Um homem tem diversos momentos capitais em sua vida. As cirurgias pelas quais ele passa, necessárias ou de emergência, simples ou complexas, fazem parte destes momentos. Afinal, seja qual for a situação, uma cirurgia é sempre um momento em que o homem está ali à mercê de profissionais que enfiarão um bisturi em sua pele para consertar alguma coisa. E mesmo que seja uma intervenção simples, há sempre a questão de estarmos em um hospital, ambiente insípido que lembra a ausência de saúde.
Por isso, quando fui fazer uma simples correção de desvio de septo, peguei uma das tarefas mensais para este Rascunho, Aprender a (vi)ver, do gaúcho Juremir Machado da Silva. Não conhecia o autor e o título pareceu ser bastante sugestivo para um momento capital.
Cheguei ao hospital onde seria feita a cirurgia às sete da manhã e me colocaram para esperar em um quarto. Enquanto esperava, comecei a ler Aprender a (vi)ver. E em vez de relaxar para enfrentar a operação com calma, fui ficando meio agitado. Pode ser que a vontade de sair logo dali com o nariz consertado fosse maior que a de prestar mais atenção ao livro, mas não era. Naquele instante ali, de pijama azul necessariamente 100% de algodão, “inclusive o elástico”, como bem me alertaram as enfermeiras, tudo o que tinha em mãos para não pensar no bisturi era Aprender a (vi)ver. E prestei muita atenção ao livro.
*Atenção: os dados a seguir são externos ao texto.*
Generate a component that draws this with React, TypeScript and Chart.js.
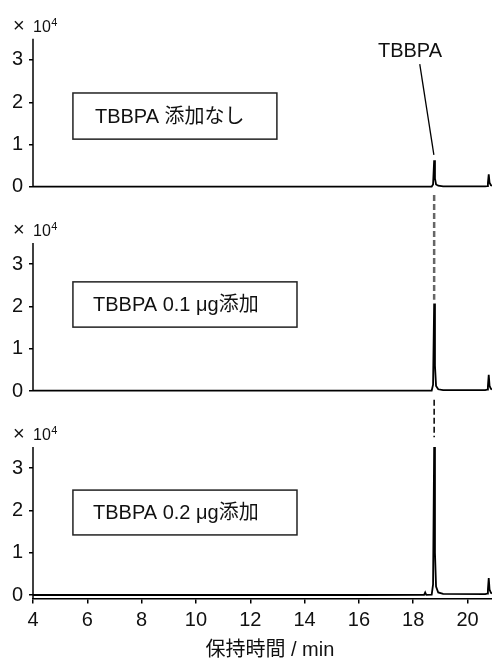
import React, { useEffect, useRef } from 'react';
import { Chart, registerables } from 'chart.js';

Chart.register(...registerables);

// ---- data (retention time in min, intensity in ×10^4) ----
const TIME = [4.0, 16.0, 18.4, 18.44, 18.48, 18.68, 18.73, 18.77, 18.8, 18.84, 18.92, 19.1, 20.65, 20.72, 20.75, 20.78, 20.81, 20.86, 20.9];
const NO_SPIKE = [0.01, 0.01, 0.01, 0.01, 0.01, 0.01, 0.06, 0.63, 0.2, 0.06, 0.03, 0.015, 0.015, 0.02, 0.1, 0.3, 0.1, 0.04, 0.03];
const SPIKE_01 = [0.01, 0.01, 0.01, 0.01, 0.01, 0.01, 0.15, 2.07, 0.6, 0.12, 0.04, 0.02, 0.02, 0.03, 0.12, 0.38, 0.12, 0.05, 0.04];
const SPIKE_02 = [0.0, 0.0, 0.005, 0.06, 0.005, 0.01, 0.25, 3.5, 1.0, 0.2, 0.06, 0.025, 0.02, 0.03, 0.13, 0.4, 0.13, 0.05, 0.04];
const SERIES = [NO_SPIKE, SPIKE_01, SPIKE_02];
const PANEL_LABELS = ['TBBPA 添加なし', 'TBBPA 0.1 μg添加', 'TBBPA 0.2 μg添加'];
const Y_TICKS = [0, 1, 2, 3];
const X_TICKS = [4, 6, 8, 10, 12, 14, 16, 18, 20];
const X_TITLE = '保持時間 / min';
const PEAK_LABEL = 'TBBPA';
const PEAK_TIME = 18.77;

// ---- layout / style constants ----
const FONT = "'Liberation Sans', 'Noto Sans CJK JP', Arial, sans-serif";
const PANEL_IDS = ['y1', 'y2', 'y3'];
const PANEL_RANGE = [
  { min: -0.213, max: 4.18, weight: 186 },
  { min: -0.213, max: 4.61, weight: 204 },
  { min: -0.083, max: 4.61, weight: 198.5 },
];
const AXIS_TOP = 3.5;
const TITLE_CENTER = 12.72;
const BOXES = [
  { x0: 5.47, x1: 12.98, yTop: 2.22, yBot: 1.13, tx: 6.28 },
  { x0: 5.47, x1: 13.72, yTop: 2.58, yBot: 1.51, tx: 6.21 },
  { x0: 5.47, x1: 13.72, yTop: 2.48, yBot: 1.42, tx: 6.21 },
];

const annotationPlugin = {
  id: 'chromAnnotations',
  afterDraw(chart: any) {
    const ctx: CanvasRenderingContext2D = chart.ctx;
    const xs = chart.scales.x;
    const ys = PANEL_IDS.map((id) => chart.scales[id]);
    ctx.save();
    ctx.fillStyle = '#111';
    ctx.strokeStyle = '#000';
    ctx.lineWidth = 1.5;
    ys.forEach((y: any, i: number) => {
      // y axis line
      const top = y.getPixelForValue(AXIS_TOP);
      const bottom = i === ys.length - 1 ? chart.chartArea.bottom : y.getPixelForValue(0);
      ctx.beginPath();
      ctx.moveTo(xs.left, top);
      ctx.lineTo(xs.left, bottom);
      ctx.stroke();
      // ×10^4 label
      const base = top - 7;
      ctx.textAlign = 'left';
      ctx.textBaseline = 'alphabetic';
      ctx.font = `20px ${FONT}`;
      ctx.fillText('×', 13, base);
      ctx.font = `16px ${FONT}`;
      ctx.fillText('10', xs.left, base);
      const w = ctx.measureText('10').width;
      ctx.font = `11px ${FONT}`;
      ctx.fillText('4', xs.left + w + 0.5, base - 6);
      // boxed label
      const b = BOXES[i];
      const bx0 = xs.getPixelForValue(b.x0);
      const bx1 = xs.getPixelForValue(b.x1);
      const by0 = y.getPixelForValue(b.yTop);
      const by1 = y.getPixelForValue(b.yBot);
      ctx.strokeStyle = '#222';
      ctx.lineWidth = 1.5;
      ctx.strokeRect(bx0, by0, bx1 - bx0, by1 - by0);
      ctx.font = `20px ${FONT}`;
      ctx.textBaseline = 'middle';
      ctx.fillText(PANEL_LABELS[i], xs.getPixelForValue(b.tx), (by0 + by1) / 2 + 1);
      ctx.strokeStyle = '#000';
    });

    // dashed connectors
    const px = xs.getPixelForValue(PEAK_TIME);
    ctx.setLineDash([6, 3]);
    ctx.strokeStyle = '#666';
    ctx.lineWidth = 2.5;
    ctx.beginPath();
    ctx.moveTo(px, ys[0].getPixelForValue(-0.19));
    ctx.lineTo(px, ys[1].getPixelForValue(2.16));
    ctx.stroke();
    ctx.strokeStyle = '#000';
    ctx.lineWidth = 1.5;
    ctx.beginPath();
    ctx.moveTo(px, ys[1].getPixelForValue(-0.21));
    ctx.lineTo(px, ys[2].getPixelForValue(3.73));
    ctx.stroke();
    ctx.setLineDash([]);

    // TBBPA label + leader
    ctx.font = `20px ${FONT}`;
    ctx.textAlign = 'center';
    ctx.textBaseline = 'alphabetic';
    ctx.fillText(PEAK_LABEL, xs.getPixelForValue(17.88), ys[0].getPixelForValue(3.08));
    ctx.lineWidth = 1.3;
    ctx.beginPath();
    ctx.moveTo(xs.getPixelForValue(18.24), ys[0].getPixelForValue(2.9));
    ctx.lineTo(xs.getPixelForValue(18.76), ys[0].getPixelForValue(0.76));
    ctx.stroke();

    // x axis title
    ctx.textBaseline = 'middle';
    ctx.fillText(X_TITLE, xs.getPixelForValue(TITLE_CENTER), xs.bottom - 11);
    ctx.restore();
  },
};

export default function App() {
  const ref = useRef<HTMLCanvasElement>(null);

  useEffect(() => {
    if (!ref.current) return;
    const yScales: any = {};
    PANEL_IDS.forEach((id, i) => {
      yScales[id] = {
        type: 'linear',
        position: 'left',
        stack: 'panels',
        stackWeight: PANEL_RANGE[i].weight,
        weight: 10 - i,
        min: PANEL_RANGE[i].min,
        max: PANEL_RANGE[i].max,
        afterBuildTicks: (s: any) => {
          s.ticks = Y_TICKS.map((v) => ({ value: v }));
        },
        afterFit: (s: any) => {
          s.width = 33;
          s.paddingTop = 0;
          s.paddingBottom = 0;
        },
        border: { display: false },
        grid: { display: true, drawOnChartArea: false, drawTicks: true, tickLength: 4, color: '#000', lineWidth: 1.5 },
        ticks: { font: { family: FONT, size: 20 }, color: '#111', padding: 6, callback: (v: any) => String(v) },
      };
    });

    const chart = new Chart(ref.current, {
      type: 'line',
      data: {
        datasets: SERIES.map((s, i) => ({
          data: TIME.map((t, k) => ({ x: t, y: s[k] })),
          yAxisID: PANEL_IDS[i],
          borderColor: '#000',
          borderWidth: 1.8,
          pointRadius: 0,
          tension: 0,
          fill: false,
        })),
      },
      options: {
        responsive: false,
        animation: false,
        layout: { padding: { top: 10, left: 0, right: 0, bottom: 0 } },
        plugins: { legend: { display: false }, tooltip: { enabled: false } },
        scales: {
          x: {
            type: 'linear',
            min: 4,
            max: 20.9,
            afterBuildTicks: (s: any) => {
              s.ticks = X_TICKS.map((v) => ({ value: v }));
            },
            afterFit: (s: any) => {
              s.height = 62.5;
              s.paddingLeft = 0;
              s.paddingRight = 0;
            },
            border: { display: true, color: '#000', width: 1.5 },
            grid: { display: true, drawOnChartArea: false, drawTicks: true, tickLength: 5, color: '#000', lineWidth: 1.5 },
            ticks: { font: { family: FONT, size: 20 }, color: '#111', padding: 5, maxRotation: 0, callback: (v: any) => String(v) },
            title: { display: false },
          },
          ...yScales,
        },
      },
      plugins: [annotationPlugin],
    } as any);
    return () => chart.destroy();
  }, []);

  return (
    <div style={{ position: 'absolute', left: 0, top: 0, width: 492, height: 661, background: '#fff' }}>
      <canvas ref={ref} width={492} height={661} style={{ display: 'block' }} />
    </div>
  );
}
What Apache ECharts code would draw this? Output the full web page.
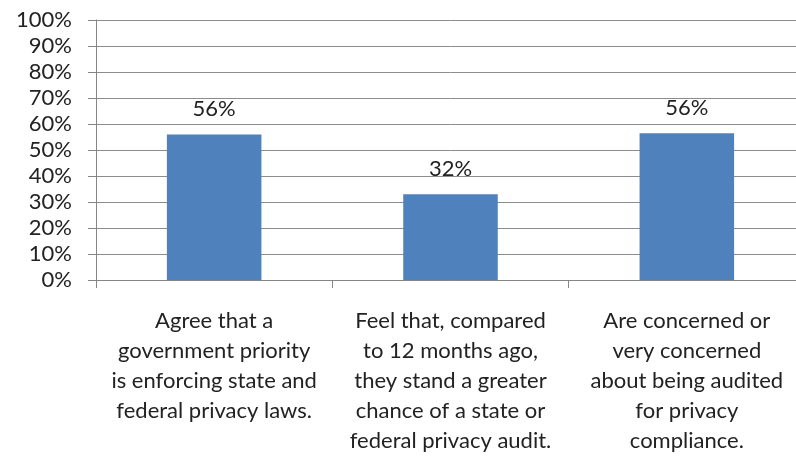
<!DOCTYPE html>
<html>
<head>
<meta charset="utf-8">
<script src="https://cdn.jsdelivr.net/npm/echarts@6/dist/echarts.min.js"></script>
<style>html,body{margin:0;padding:0;background:#fff;overflow:hidden;width:796px;height:466px;}#c{width:812px;height:466px;}</style>
</head>
<body>
<div id="c"></div>
<script>
const categories = [
  "Agree that a\ngovernment priority\nis enforcing state and\nfederal privacy laws.",
  "Feel that, compared\nto 12 months ago,\nthey stand a greater\nchance of a state or\nfederal privacy audit.",
  "Are concerned or\nvery concerned\nabout being audited\nfor privacy\ncompliance."
];
const values = [56, 33, 56.4];
const valueLabels = ["56%", "32%", "56%"];
const yTicks = [0, 10, 20, 30, 40, 50, 60, 70, 80, 90, 100];

const FONT = 'Lato';
const TXT = '#222222';
const chart = echarts.init(document.getElementById('c'), null, {renderer: 'canvas'});
chart.setOption({
  animation: false,
  grid: {left: 96, top: 20, right: 7, height: 260, containLabel: false},
  xAxis: {
    type: 'category',
    data: categories,
    axisLine: {lineStyle: {color: '#868686', width: 1}},
    axisTick: {show: true, length: 8, alignWithLabel: false, lineStyle: {color: '#868686'}},
    axisLabel: {interval: 0, margin: 26, fontSize: 22, lineHeight: 30, color: TXT, fontFamily: FONT, align: 'center'}
  },
  yAxis: {
    type: 'value',
    min: yTicks[0], max: yTicks[yTicks.length - 1], interval: 10,
    axisLine: {show: true, lineStyle: {color: '#868686'}},
    axisTick: {show: true, length: 8, lineStyle: {color: '#868686'}},
    splitLine: {lineStyle: {color: '#8c8c8c', width: 1}},
    axisLabel: {formatter: v => v + '%', fontSize: 22, color: TXT, fontFamily: FONT, margin: 24}
  },
  series: [{
    type: 'bar',
    data: values,
    barWidth: '40%',
    itemStyle: {color: '#4F81BD'},
    label: {
      show: true, position: 'top', distance: 14,
      formatter: p => valueLabels[p.dataIndex],
      fontSize: 22, color: TXT, fontFamily: FONT
    }
  }]
});
</script>
</body>
</html>
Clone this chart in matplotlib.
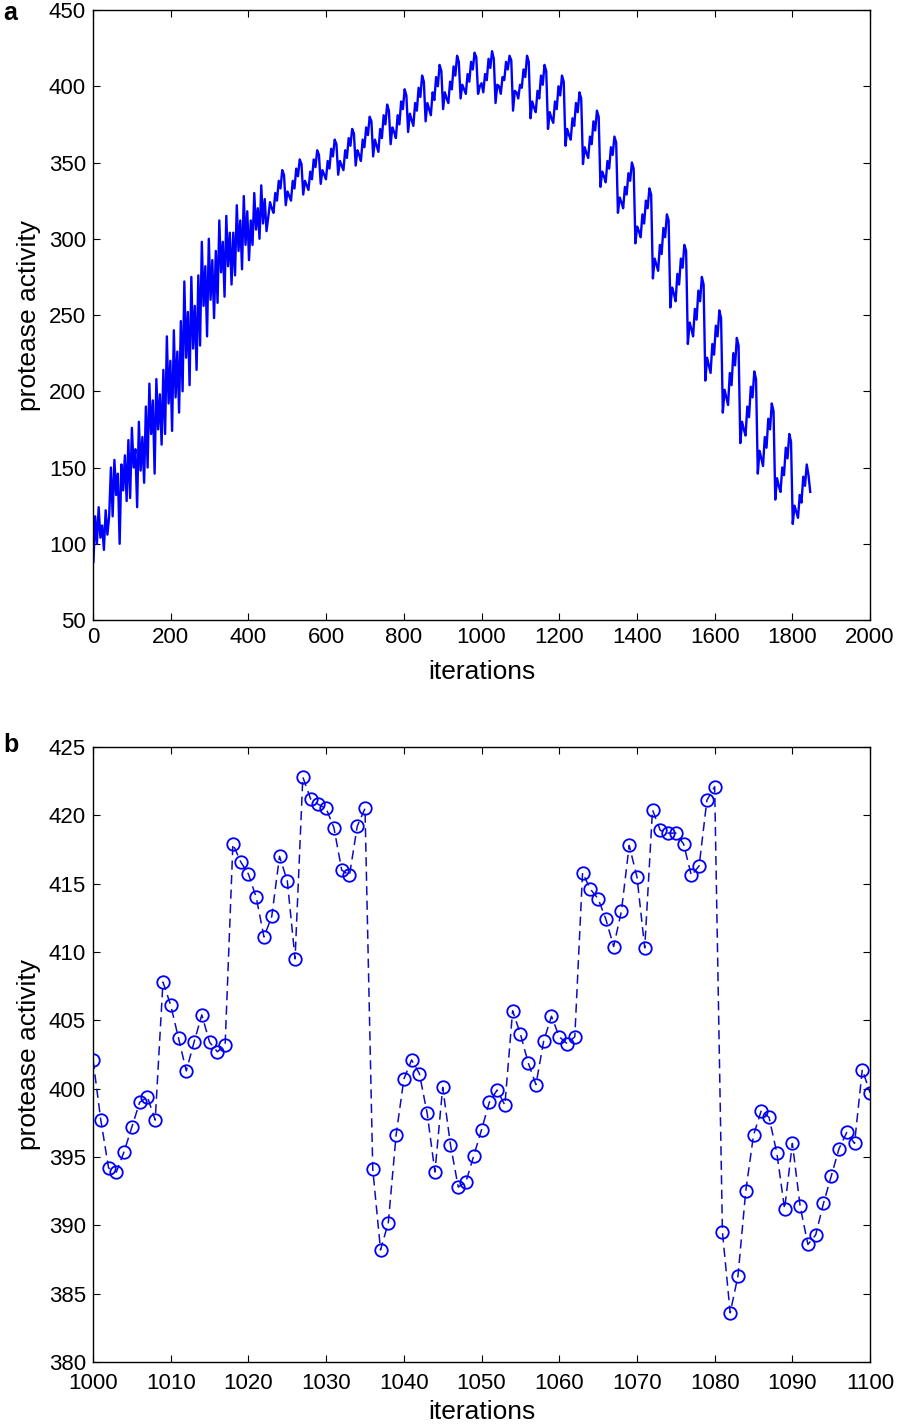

E à medida que ia lendo, ia ficando mais agitado. Queria que duas coisas acontecessem brevemente. Uma era fazer logo a cirurgia e ir para casa. A outra era acabar de ler o livro. Veja bem, não é que Juremir não escreva bem. Ele escreve muito bem. Ele leu muito — pré-requisito às vezes esquecido por muitos que se lançam à carreira de escritor — e sabe usar suas referências em seu texto. Mas o jeito que ele escreve só fazia aumentar minha vontade de chegar logo ao fim do livro.
Em Aprender a (vi)ver, Juremir pretende sugerir a nós, leitores, maneiras diferentes de ver e viver este mundo. Como ele bem lembra, ver não é o mesmo que olhar, há diferenças. Bem como há muitas maneiras diferentes de se viver, não existe uma fórmula pronta. Mas o que pode ser um tema profundo — e felizmente o autor não é pretensioso a ponto de dar como título a seu livro um imperativo como Aprenda a viver —, em Aprender a (vi)ver revela-se um tanto quanto mal explorado.
Nas 34 crônicas do livro, Juremir não mostra ação, mas reflexão. O autor tenta nos convencer a sentir este mundo de outra maneira com argumentos às vezes pueris, às vezes óbvios demais, como se saídos de redações de vestibular, aqueles bonitos libelos da língua portuguesa concluídos com um nobilíssimo “Temos que ter consciência de que…”. Veja o trecho:
Por que será que nos vem, de repente, numa tarde de verão, quando o temporal desaba como uma sinfonia gratuita da natureza, essa vontade de tomar banho de chuva? Será apenas a saudade da infância? Ou, estranhamente, uma nostalgia do presente que não estamos conseguindo aproveitar. Complicamos a vida. Sempre queremos ir ao outro lado do mundo em busca do paraíso. Muitas vezes, chegamos a realizar esse sonho. […] Conhecemos, então, pessoas que sonham em vir ao outro lado do mundo — esse outro lado onde moramos nós — para também visitar um pedaço do paraíso.
Ou, em outras palavras, a grama do vizinho é sempre mais verde.
Argumentos assim permeiam as 34 crônicas, ora nos mostrando como poderíamos ver, ora nos mostrando o que poderíamos fazer de diferente. Os temas variam. São todos eles contemporâneos: moral, família, mídia, felicidade, o novo homem, a nova mulher e o mistério da existência. Mas em quase todos os casos o que se vê é a prosa de um adultescente, alguém que acha que já viu quase tudo mas tem o senso crítico de ter certeza de não ter visto tudo e que, conseqüentemente, não dá lições, embora tente.
Juremir tem as ferramentas para passar dos conselhos inocentes e adolescentes para uma crônica mais reflexiva, uma que convidasse a rever visões e vivências, dispensando o tom professoral teórico deste livro. No entanto, em Aprender a (vi)ver, ele acabou errando o tom e deixando mais um panfleto libertário dos milhares produzidos a cada segundo pelos contestadores de plantão. Pelo menos este está bem escrito.